The Tebet Eco Park () or Taman Kota Tebet is a park located at Tebet in Jakarta, Indonesia. The park was previously known as Tebet Honda Park and  has a land area of 7 hectares. It is a popular place for exercise, socialization, and recreation for neighboring community.

Facilities
This park was revitalized in 2022, for multi-functional purposes. It has three main concepts in its development, namely prioritizing ecological functions, especially flood control, social space functions, and also the function of educational and recreational spaces for residents. This park has forest buffer, link bridge, community lawn, wetland boardwalk, children’s playground, plaza, community garden, and thematic garden.

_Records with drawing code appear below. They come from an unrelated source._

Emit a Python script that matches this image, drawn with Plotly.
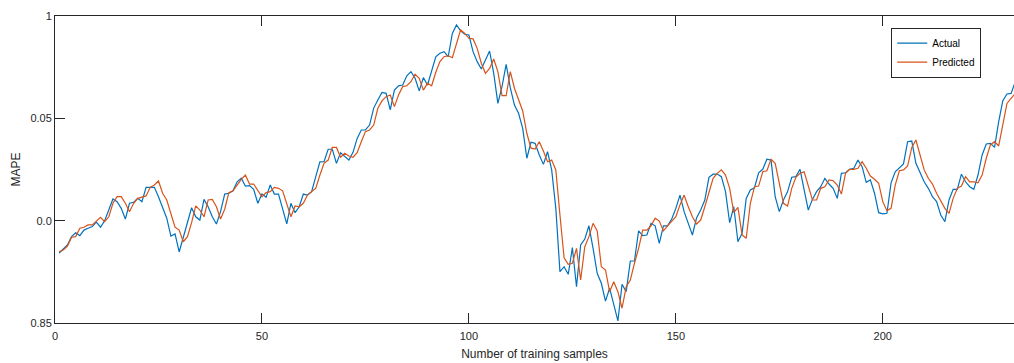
import plotly.graph_objects as go

# Sample index (1..232)
samples = list(range(1, 233))

actual = [
    0.8842, 0.8862, 0.8881, 0.8922, 0.8941, 0.8927, 0.8954, 0.8963, 0.8971, 0.8993,
    0.8968, 0.9000, 0.9052, 0.9106, 0.9093, 0.9060, 0.9008, 0.9085, 0.9090, 0.9109,
    0.9093, 0.9163, 0.9163, 0.9163, 0.9117, 0.9068, 0.9012, 0.8925, 0.8935, 0.8847,
    0.8922, 0.8987, 0.9063, 0.9019, 0.9003, 0.9104, 0.9068, 0.9019, 0.8984, 0.9044,
    0.9130, 0.9134, 0.9146, 0.9190, 0.9207, 0.9169, 0.9171, 0.9153, 0.9085, 0.9130,
    0.9114, 0.9174, 0.9130, 0.9130, 0.9052, 0.8984, 0.9085, 0.9039, 0.9068, 0.9130,
    0.9125, 0.9142, 0.9215, 0.9287, 0.9288, 0.9349, 0.9349, 0.9280, 0.9332, 0.9313,
    0.9296, 0.9334, 0.9402, 0.9443, 0.9443, 0.9467, 0.9550, 0.9590, 0.9627, 0.9622,
    0.9541, 0.9638, 0.9659, 0.9663, 0.9708, 0.9728, 0.9696, 0.9634, 0.9699, 0.9663,
    0.9736, 0.9801, 0.9818, 0.9826, 0.9801, 0.9915, 0.9956, 0.9927, 0.9911, 0.9907,
    0.9826, 0.9777, 0.9741, 0.9785, 0.9829, 0.9720, 0.9573, 0.9655, 0.9764, 0.9650,
    0.9565, 0.9525, 0.9451, 0.9305, 0.9383, 0.9378, 0.9321, 0.9275, 0.9337, 0.9248,
    0.9060, 0.8751, 0.8775, 0.8738, 0.8868, 0.8677, 0.8881, 0.8910, 0.8975, 0.8865,
    0.8743, 0.8694, 0.8607, 0.8670, 0.8588, 0.8510, 0.8689, 0.8653, 0.8803, 0.8803,
    0.8950, 0.8927, 0.8930, 0.8987, 0.8975, 0.8889, 0.8975, 0.8975, 0.9008, 0.9060,
    0.9125, 0.9044, 0.8987, 0.8930, 0.9013, 0.9052, 0.9101, 0.9212, 0.9227, 0.9228,
    0.9215, 0.9142, 0.8990, 0.9068, 0.8897, 0.8938, 0.9109, 0.9150, 0.9161, 0.9234,
    0.9251, 0.9300, 0.9296, 0.9117, 0.9044, 0.9101, 0.9142, 0.9212, 0.9215, 0.9251,
    0.9150, 0.9052, 0.9104, 0.9142, 0.9166, 0.9207, 0.9179, 0.9158, 0.9109, 0.9231,
    0.9234, 0.9251, 0.9256, 0.9296, 0.9264, 0.9187, 0.9199, 0.9134, 0.9039, 0.9033,
    0.9036, 0.9185, 0.9239, 0.9256, 0.9277, 0.9386, 0.9389, 0.9280, 0.9231, 0.9190,
    0.9158, 0.9117, 0.9093, 0.9028, 0.8995, 0.9101, 0.9153, 0.9153, 0.9227, 0.9190,
    0.9166, 0.9153, 0.9223, 0.9321, 0.9375, 0.9378, 0.9358, 0.9484, 0.9586, 0.9619,
    0.9622, 0.9679,
]

predicted = [
    0.8848, 0.8857, 0.8876, 0.8919, 0.8922, 0.8963, 0.8968, 0.8979, 0.8979, 0.9000,
    0.9016, 0.8995, 0.9019, 0.9085, 0.9117, 0.9117, 0.9085, 0.9044, 0.9085, 0.9109,
    0.9114, 0.9121, 0.9163, 0.9174, 0.9194, 0.9134, 0.9101, 0.9028, 0.8968, 0.8954,
    0.8897, 0.8922, 0.8990, 0.9072, 0.9052, 0.9019, 0.9101, 0.9104, 0.9068, 0.9008,
    0.9056, 0.9137, 0.9146, 0.9174, 0.9202, 0.9223, 0.9179, 0.9179, 0.9150, 0.9117,
    0.9137, 0.9142, 0.9163, 0.9158, 0.9146, 0.9085, 0.9019, 0.9072, 0.9068, 0.9085,
    0.9125, 0.9142, 0.9158, 0.9223, 0.9280, 0.9296, 0.9358, 0.9358, 0.9310, 0.9329,
    0.9316, 0.9310, 0.9332, 0.9386, 0.9435, 0.9443, 0.9467, 0.9549, 0.9585, 0.9606,
    0.9614, 0.9557, 0.9614, 0.9655, 0.9659, 0.9679, 0.9715, 0.9696, 0.9638, 0.9671,
    0.9659, 0.9725, 0.9777, 0.9801, 0.9806, 0.9796, 0.9871, 0.9932, 0.9915, 0.9891,
    0.9888, 0.9842, 0.9769, 0.9720, 0.9744, 0.9790, 0.9728, 0.9611, 0.9611, 0.9728,
    0.9647, 0.9590, 0.9536, 0.9427, 0.9354, 0.9350, 0.9386, 0.9340, 0.9288, 0.9296,
    0.9248, 0.9028, 0.8819, 0.8787, 0.8792, 0.8865, 0.8710, 0.8873, 0.8922, 0.8987,
    0.8950, 0.8775, 0.8759, 0.8653, 0.8702, 0.8653, 0.8572, 0.8677, 0.8710, 0.8792,
    0.8865, 0.8954, 0.8954, 0.8975, 0.9012, 0.8998, 0.8950, 0.8975, 0.8995, 0.9019,
    0.9077, 0.9125, 0.9068, 0.9019, 0.8984, 0.9003, 0.9068, 0.9134, 0.9207, 0.9231,
    0.9248, 0.9223, 0.9158, 0.9039, 0.9065, 0.8930, 0.8914, 0.9085, 0.9166, 0.9169,
    0.9239, 0.9244, 0.9300, 0.9280, 0.9190, 0.9085, 0.9072, 0.9158, 0.9212, 0.9231,
    0.9239, 0.9166, 0.9101, 0.9101, 0.9158, 0.9166, 0.9199, 0.9195, 0.9174, 0.9130,
    0.9231, 0.9251, 0.9251, 0.9256, 0.9288, 0.9256, 0.9218, 0.9202, 0.9183, 0.9093,
    0.9049, 0.9060, 0.9174, 0.9244, 0.9248, 0.9267, 0.9358, 0.9394, 0.9321, 0.9248,
    0.9207, 0.9179, 0.9134, 0.9093, 0.9060, 0.9036, 0.9109, 0.9158, 0.9169, 0.9215,
    0.9190, 0.9190, 0.9185, 0.9223, 0.9305, 0.9370, 0.9386, 0.9365, 0.9467, 0.9573,
    0.9598, 0.9622,
]

# Axis ticks
x_ticks = [0, 50, 100, 150, 200]
y_ticks = [0.85, 0.9, 0.95, 1.0]
y_tick_text = ["0.85", "0.0", "0.05", "1"]

BLUE = "#0072BD"
ORANGE = "#D95319"
AXIS = "#262626"

fig = go.Figure()
fig.add_trace(go.Scatter(x=samples, y=actual, mode="lines", name="Actual",
                         line=dict(color=BLUE, width=1.2)))
fig.add_trace(go.Scatter(x=samples, y=predicted, mode="lines", name="Predicted",
                         line=dict(color=ORANGE, width=1.2)))

fig.update_layout(
    width=1014, height=363,
    margin=dict(l=55, r=0, t=16, b=40),
    paper_bgcolor="white", plot_bgcolor="white",
    font=dict(family="Liberation Sans, Arial, sans-serif", size=11, color=AXIS),
    showlegend=True,
    legend=dict(
        x=0.872, y=0.962, xanchor="left", yanchor="top",
        bgcolor="white", bordercolor=AXIS, borderwidth=1,
        font=dict(size=10, color="#000000"),
        tracegroupgap=0, itemwidth=30,
    ),
)

fig.update_xaxes(
    range=[0, 231.7], tickvals=x_ticks,
    showline=True, linecolor=AXIS, linewidth=1, mirror="ticks",
    ticks="inside", ticklen=10, tickcolor=AXIS, tickwidth=1,
    showgrid=False, zeroline=False,
    tickfont=dict(size=11, color=AXIS), ticklabelstandoff=3,
    title=dict(text="Number of training samples", font=dict(size=12, color=AXIS), standoff=8),
)
fig.update_yaxes(
    range=[0.85, 1.0], tickvals=y_ticks, ticktext=y_tick_text,
    showline=True, linecolor=AXIS, linewidth=1, mirror=False,
    ticks="inside", ticklen=10, tickcolor=AXIS, tickwidth=1,
    showgrid=False, zeroline=False,
    tickfont=dict(size=11, color=AXIS),
    title=dict(text="MAPE", font=dict(size=12, color=AXIS), standoff=7),
)

fig.write_html("out.html")
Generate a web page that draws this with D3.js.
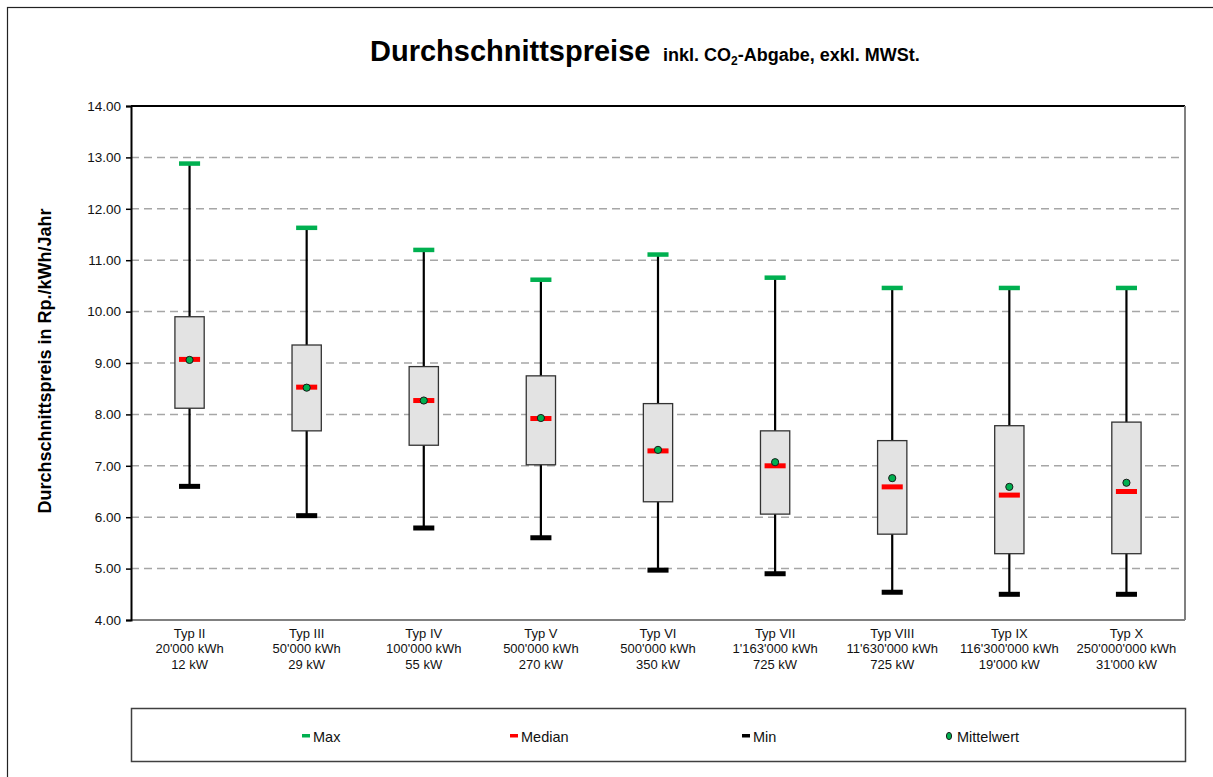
<!DOCTYPE html>
<html>
<head>
<meta charset="utf-8">
<script src="https://cdn.jsdelivr.net/npm/d3@7/dist/d3.min.js"></script>
<style>
  html, body { margin: 0; padding: 0; background: #fff; }
  svg { display: block; font-family: "Liberation Sans", Arial, sans-serif; }
</style>
</head>
<body>
<svg id="chart" width="1213" height="777"></svg>
<script>
// ---- data ----
const categories = ["Typ II", "Typ III", "Typ IV", "Typ V", "Typ VI", "Typ VII", "Typ VIII", "Typ IX", "Typ X"];
const energyLabels = ["20'000 kWh", "50'000 kWh", "100'000 kWh", "500'000 kWh", "500'000 kWh", "1'163'000 kWh", "11'630'000 kWh", "116'300'000 kWh", "250'000'000 kWh"];
const powerLabels = ["12 kW", "29 kW", "55 kW", "270 kW", "350 kW", "725 kW", "725 kW", "19'000 kW", "31'000 kW"];
const maxValues    = [12.88, 11.63, 11.20, 10.62, 11.11, 10.66, 10.46, 10.46, 10.46];
const q3Values     = [9.90, 9.35, 8.93, 8.75, 8.21, 7.68, 7.49, 7.78, 7.85];
const medianValues = [9.07, 8.53, 8.27, 7.92, 7.29, 7.00, 6.59, 6.43, 6.50];
const meanValues   = [9.06, 8.52, 8.27, 7.93, 7.31, 7.07, 6.76, 6.59, 6.67];
const q1Values     = [8.12, 7.68, 7.40, 7.02, 6.30, 6.06, 5.67, 5.29, 5.29];
const minValues    = [6.60, 6.03, 5.79, 5.60, 4.97, 4.90, 4.54, 4.50, 4.50];
const yTicks = [4, 5, 6, 7, 8, 9, 10, 11, 12, 13, 14];
const legendLabels = ["Max", "Median", "Min", "Mittelwert"];

const title = "Durchschnittspreise";
const yTitle = "Durchschnittspreis in Rp./kWh/Jahr";

// ---- layout ----
const svg = d3.select("#chart");
const plot = { left: 131, right: 1185, top: 106, bottom: 620 };
const GREEN = "#00b050", RED = "#ff0000";

svg.append("rect").attr("x", 0).attr("y", 0).attr("width", 1213).attr("height", 777).attr("fill", "#fff");
// outer chart border
svg.append("rect").attr("x", 7.5).attr("y", 7.5).attr("width", 1240).attr("height", 820)
  .attr("fill", "none").attr("stroke", "#222").attr("stroke-width", 1.2);

const x = d3.scaleBand().domain(categories).range([plot.left, plot.right]).padding(0);
const y = d3.scaleLinear().domain([4, 14]).range([plot.bottom, plot.top]);

// title
const t = svg.append("text").attr("x", 370).attr("y", 61).attr("font-weight", "bold").attr("fill", "#000");
t.append("tspan").attr("font-size", 29).text(title);
const st = svg.append("text").attr("x", 663).attr("y", 61).attr("font-weight", "bold").attr("font-size", 18).attr("fill", "#000");
st.append("tspan").text("inkl. CO");
st.append("tspan").attr("font-size", 12).attr("dy", 4).text("2");
st.append("tspan").attr("dy", -4).text("-Abgabe, exkl. MWSt.");

// gridlines
svg.append("g").selectAll("line").data(yTicks.filter(d => d > 4 && d < 14)).join("line")
  .attr("x1", plot.left).attr("x2", plot.right)
  .attr("y1", d => y(d)).attr("y2", d => y(d))
  .attr("stroke", "#a6a6a6").attr("stroke-width", 1.5).attr("stroke-dasharray", "8,5");

// plot borders: top black, right gray, bottom gray
svg.append("line").attr("x1", plot.left).attr("x2", plot.right).attr("y1", plot.top).attr("y2", plot.top)
  .attr("stroke", "#000").attr("stroke-width", 2);
svg.append("line").attr("x1", plot.right).attr("x2", plot.right).attr("y1", plot.top).attr("y2", plot.bottom)
  .attr("stroke", "#808080").attr("stroke-width", 2);
svg.append("line").attr("x1", plot.left).attr("x2", plot.right).attr("y1", plot.bottom).attr("y2", plot.bottom)
  .attr("stroke", "#808080").attr("stroke-width", 2);

// y axis
const yAxis = d3.axisLeft(y).tickValues(yTicks).tickFormat(d3.format(".2f")).tickSize(5).tickPadding(5);
const ya = svg.append("g").attr("transform", `translate(${plot.left},0)`).call(yAxis);
ya.select(".domain").attr("stroke", "#000").attr("stroke-width", 2);
ya.selectAll(".tick line").attr("stroke", "#000").attr("stroke-width", 1.5);
ya.selectAll(".tick text").attr("font-size", 13.5).attr("fill", "#111").attr("font-family", "Liberation Sans, Arial, sans-serif");

// y axis title
svg.append("text").attr("transform", `translate(51,${(plot.top + plot.bottom) / 2 - 2}) rotate(-90)`)
  .attr("text-anchor", "middle").attr("font-weight", "bold").attr("font-size", 18).attr("fill", "#000").text(yTitle);

// x labels
const xl = svg.append("g").selectAll("text").data(categories).join("text")
  .attr("text-anchor", "middle").attr("font-size", 13).attr("fill", "#111");
xl.each(function (d, i) {
  const cx = x(d) + x.bandwidth() / 2;
  const el = d3.select(this);
  el.append("tspan").attr("x", cx).attr("y", 638).text(d);
  el.append("tspan").attr("x", cx).attr("y", 653).text(energyLabels[i]);
  el.append("tspan").attr("x", cx).attr("y", 669).text(powerLabels[i]);
});

// boxes
const bw = x.bandwidth() * 0.25;
const mw = x.bandwidth() * 0.18;
const g = svg.append("g").selectAll("g").data(categories).join("g")
  .attr("transform", d => `translate(${x(d) + x.bandwidth() / 2},0)`);
g.append("line").attr("x1", 0).attr("x2", 0)
  .attr("y1", (d, i) => y(maxValues[i])).attr("y2", (d, i) => y(minValues[i]))
  .attr("stroke", "#000").attr("stroke-width", 2.2);
g.append("rect").attr("x", -bw / 2).attr("width", bw)
  .attr("y", (d, i) => y(q3Values[i])).attr("height", (d, i) => y(q1Values[i]) - y(q3Values[i]))
  .attr("fill", "#e3e3e3").attr("stroke", "#333").attr("stroke-width", 1.3);
g.append("rect").attr("x", -mw / 2).attr("width", mw).attr("height", 5)
  .attr("y", (d, i) => y(medianValues[i]) - 2.5).attr("fill", RED);
g.append("rect").attr("x", -mw / 2).attr("width", mw).attr("height", 4.5)
  .attr("y", (d, i) => y(maxValues[i]) - 2.25).attr("fill", GREEN);
g.append("rect").attr("x", -mw / 2).attr("width", mw).attr("height", 5)
  .attr("y", (d, i) => y(minValues[i]) - 2.5).attr("fill", "#000");
g.append("circle").attr("cx", 0).attr("cy", (d, i) => y(meanValues[i])).attr("r", 3.6)
  .attr("fill", GREEN).attr("stroke", "#1a1a1a").attr("stroke-width", 1);

// legend
svg.append("rect").attr("x", 131.5).attr("y", 708.5).attr("width", 1054).attr("height", 53)
  .attr("fill", "#fff").attr("stroke", "#404040").attr("stroke-width", 1.5);
const legendX = [302, 510, 742, 949];
const lg = svg.append("g").selectAll("g").data(legendLabels).join("g")
  .attr("transform", (d, i) => `translate(${legendX[i]},736)`);
lg.each(function (d, i) {
  const el = d3.select(this);
  if (i === 3) {
    el.append("ellipse").attr("cx", 0).attr("cy", 0).attr("rx", 2.6).attr("ry", 3.6)
      .attr("fill", GREEN).attr("stroke", "#1a1a1a").attr("stroke-width", 1);
  } else {
    el.append("rect").attr("x", 0).attr("y", -2).attr("width", 8).attr("height", 3.5)
      .attr("fill", [GREEN, RED, "#000"][i]);
  }
  el.append("text").attr("x", i === 3 ? 8 : 11).attr("y", 5.5).attr("font-size", 14.5).attr("fill", "#111").text(d);
});
</script>
</body>
</html>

The park has two part, north and south, connected by a pedestrian bridge.
 
There is a Wetland Boardwalk to help contain water flow and increase water retention. Meanwhile, in the Community Garden, there is the main entrance to the South Area with a pavilion equipped with facilities for social activities for the community around Tebet. Swamp Playground or children's play area with a variety of games and viewing decks that take advantage of different contours. The northern part of the park, there are TEP Plaza, thematic gardens, and community lawns. TEP plaza serves as a drop-off area or a visitor's recipient, equipped with a pavilion building, amphitheater, parking facilities and MSMEs. Furthermore, opposite TEP Plaza there is an area with an existing density of Leda trees which is used as a Thematic Garden. Meanwhile, Community Lawn is presented as an area for public activities to do whitout family or friends, in the field, with an interactive open lawn.